The sector landscape today tells a clear story of defensive rotation and energy exceptionalism. XLE stands as the undisputed winner of the session, estimated up ~3.2%, as oil majors like Exxon, Chevron, and ConocoPhillips directly benefit from the oil price spike driven by Strait of Hormuz disruption. XLE has run from about $44 in early 2026 to near $60, testing the upper end of its range.

Technology (XLK, -2.2% Est.) remains the epicenter of the selloff. The Nasdaq’s 10%+ correction from peak has been driven heavily by a de-rating of high-multiple growth names. NVIDIA’s 4.16% decline is emblematic of the pressure on the semiconductor complex. Consumer Discretionary (XLY, -1.8% Est.) is the second weakest sector, as higher energy prices function as a direct consumer tax on disposable income.

Utilities (XLU, +0.4% Est.) and Health Care (XLV, -0.5% Est.) are showing relative outperformance typical of defensive rotations. Financial stocks (XLF) are in a complicated position: the steeper yield curve is structurally positive for bank net interest margins, but elevated credit risk concerns and potential energy-sector loan loss provisions could offset the benefit.

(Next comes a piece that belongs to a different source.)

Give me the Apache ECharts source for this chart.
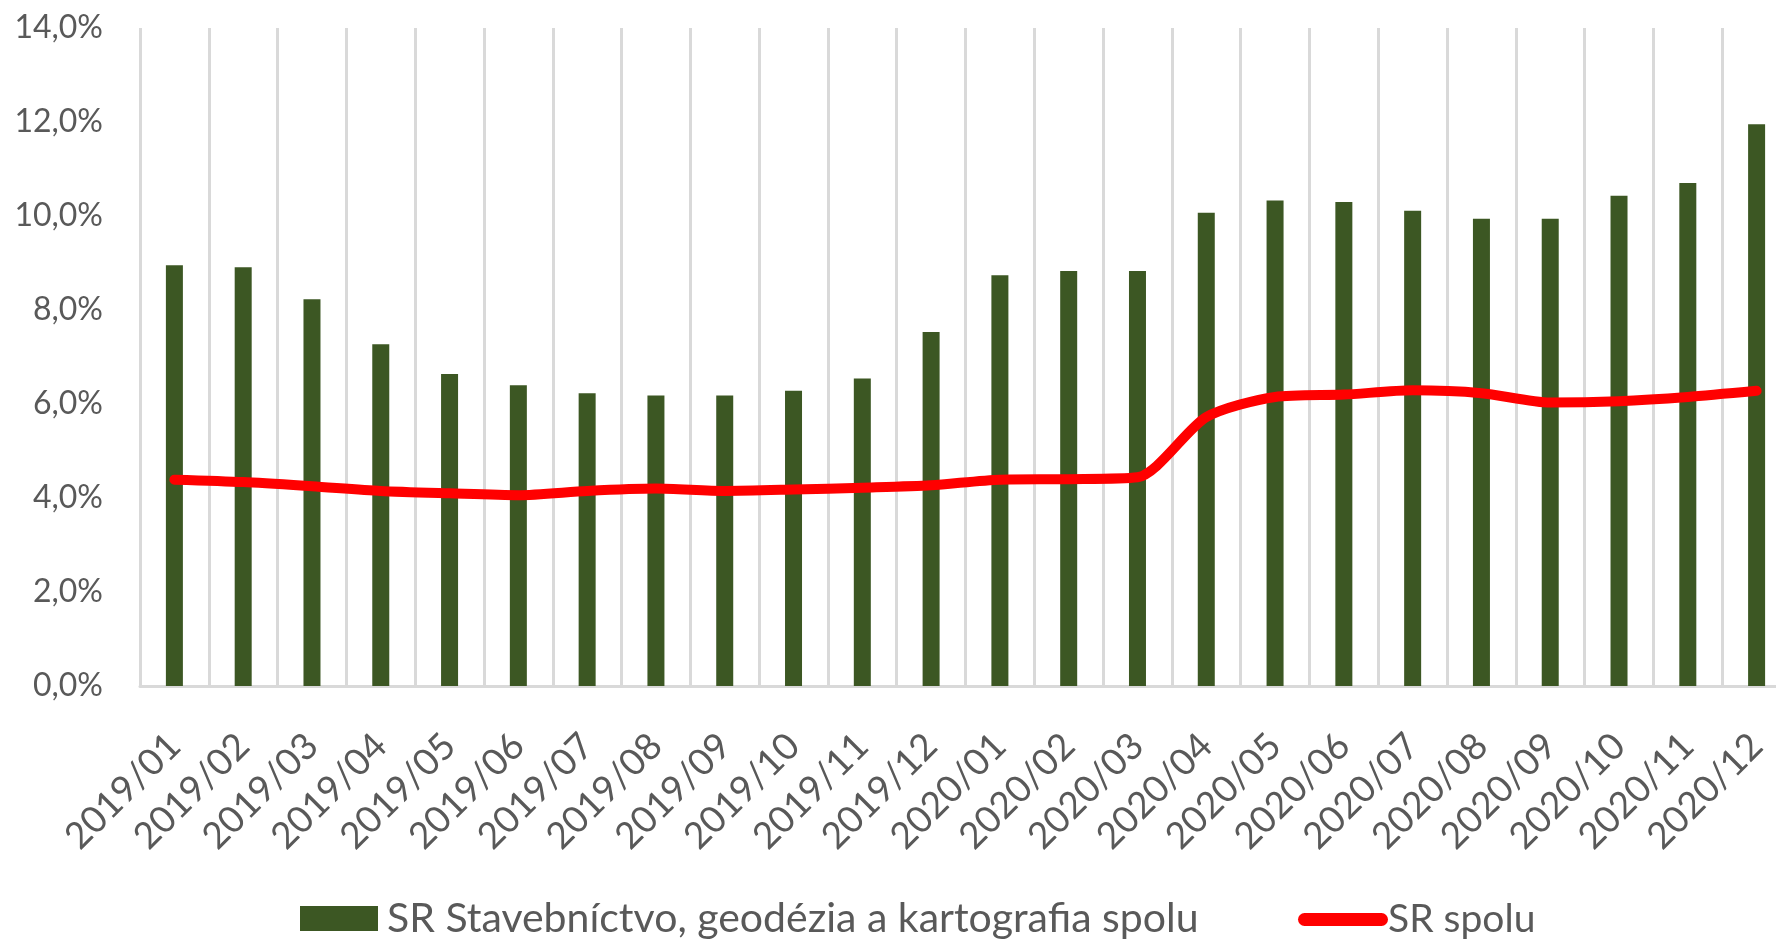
<!DOCTYPE html>
<html>
<head>
<meta charset="utf-8">
<script src="https://cdn.jsdelivr.net/npm/echarts@6/dist/echarts.min.js"></script>
<style>
html,body{margin:0;padding:0;background:#fff;}
#c{width:1776px;height:942px;}
</style>
</head>
<body>
<div id="c"></div>
<script>
var categories = ['2019/01','2019/02','2019/03','2019/04','2019/05','2019/06','2019/07','2019/08','2019/09','2019/10','2019/11','2019/12',
                  '2020/01','2020/02','2020/03','2020/04','2020/05','2020/06','2020/07','2020/08','2020/09','2020/10','2020/11','2020/12'];
var barName = 'SR Stavebníctvo, geodézia a kartografia spolu';
var lineName = 'SR spolu';
var barValues = [8.95, 8.91, 8.23, 7.27, 6.64, 6.40, 6.23, 6.18, 6.18, 6.28, 6.54, 7.53,
                 8.74, 8.83, 8.83, 10.07, 10.33, 10.30, 10.11, 9.94, 9.94, 10.43, 10.70, 11.95];
var lineValues = [4.39, 4.34, 4.25, 4.15, 4.10, 4.06, 4.15, 4.20, 4.15, 4.18, 4.22, 4.27,
                  4.39, 4.40, 4.44, 5.72, 6.15, 6.20, 6.29, 6.23, 6.03, 6.06, 6.15, 6.28];
var yTicks = {min: 0, max: 14, interval: 2};

var FONT = 'Lato';
var TXT = '#595959';
var chart = echarts.init(document.getElementById('c'), null, {renderer: 'canvas'});
chart.setOption({
  animation: false,
  backgroundColor: '#ffffff',
  grid: {left: 140, right: -15, top: 28, bottom: 256, containLabel: false, outerBoundsMode: 'none'},
  legend: [
    {
      data: [barName], left: 295, top: 893, itemWidth: 78, itemHeight: 25, itemGap: 0,
      icon: 'rect',
      textStyle: {fontFamily: FONT, fontSize: 41, color: TXT, padding: [0, 0, 0, 4]}
    },
    {
      data: [{name: lineName, icon: 'path://M6.5,0 L83.5,0 A6.5,6.5 0 0 1 83.5,13 L6.5,13 A6.5,6.5 0 0 1 6.5,0 Z'}],
      left: 1293, top: 895, itemWidth: 90, itemHeight: 13, symbolKeepAspect: false,
      textStyle: {fontFamily: FONT, fontSize: 39, color: TXT, padding: [0, 0, 0, -5]}
    }
  ],
  xAxis: {
    type: 'category',
    data: categories,
    boundaryGap: true,
    axisLine: {show: true, lineStyle: {color: '#d9d9d9', width: 3}},
    axisTick: {show: false},
    splitLine: {show: true, lineStyle: {color: '#d9d9d9', width: 3}},
    axisLabel: {rotate: 45, interval: 0, margin: 54, fontFamily: FONT, fontSize: 37, color: TXT}
  },
  yAxis: {
    type: 'value',
    min: yTicks.min, max: yTicks.max, interval: yTicks.interval,
    axisLine: {show: false},
    axisTick: {show: false},
    splitLine: {show: false},
    axisLabel: {
      margin: 37, fontFamily: FONT, fontSize: 32, color: TXT,
      formatter: function (v) { return v.toFixed(1).replace('.', ',') + '%'; }
    }
  },
  series: [
    {
      name: barName, type: 'bar', data: barValues, barWidth: 17,
      itemStyle: {color: '#3c5723'}
    },
    {
      name: lineName, type: 'line', data: lineValues, smooth: 0.25,
      symbol: 'none', showSymbol: false,
      lineStyle: {color: '#ff0000', width: 10, cap: 'round', join: 'round'},
      itemStyle: {color: '#ff0000'}, z: 5
    }
  ]
});
</script>
</body>
</html>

Section 7 — Prediction Markets

Event Probability Source Change
Fed Rate Cut by June 2026 18% CME FedWatch/Est. -12 pts vs. 2 weeks ago
Fed Rate Cut by September 2026 38% CME FedWatch/Est. -8 pts vs. 2 weeks ago
Fed Rate Cut by December 2026 58% CME FedWatch -15 pts vs. month-ago
U.S. Recession in 2026 42% Polymarket/Est. +10 pts vs. Feb 2026
Iran Nuclear Deal by Dec 2026 22% Polymarket/Est. +5 pts (deadline extension)
Brent Crude above $120 by Q2 2026 31% Kalshi/Est. +8 pts vs. last week

The Federal Reserve rate cut timeline has undergone significant compression over the past month. At the beginning of March, markets were pricing roughly 70% odds of at least one cut by September 2026. That number has collapsed to approximately 38% as oil-driven inflation risks have reasserted themselves. The Fed held steady at its March 18 meeting, maintaining the 3.50-3.75% target range.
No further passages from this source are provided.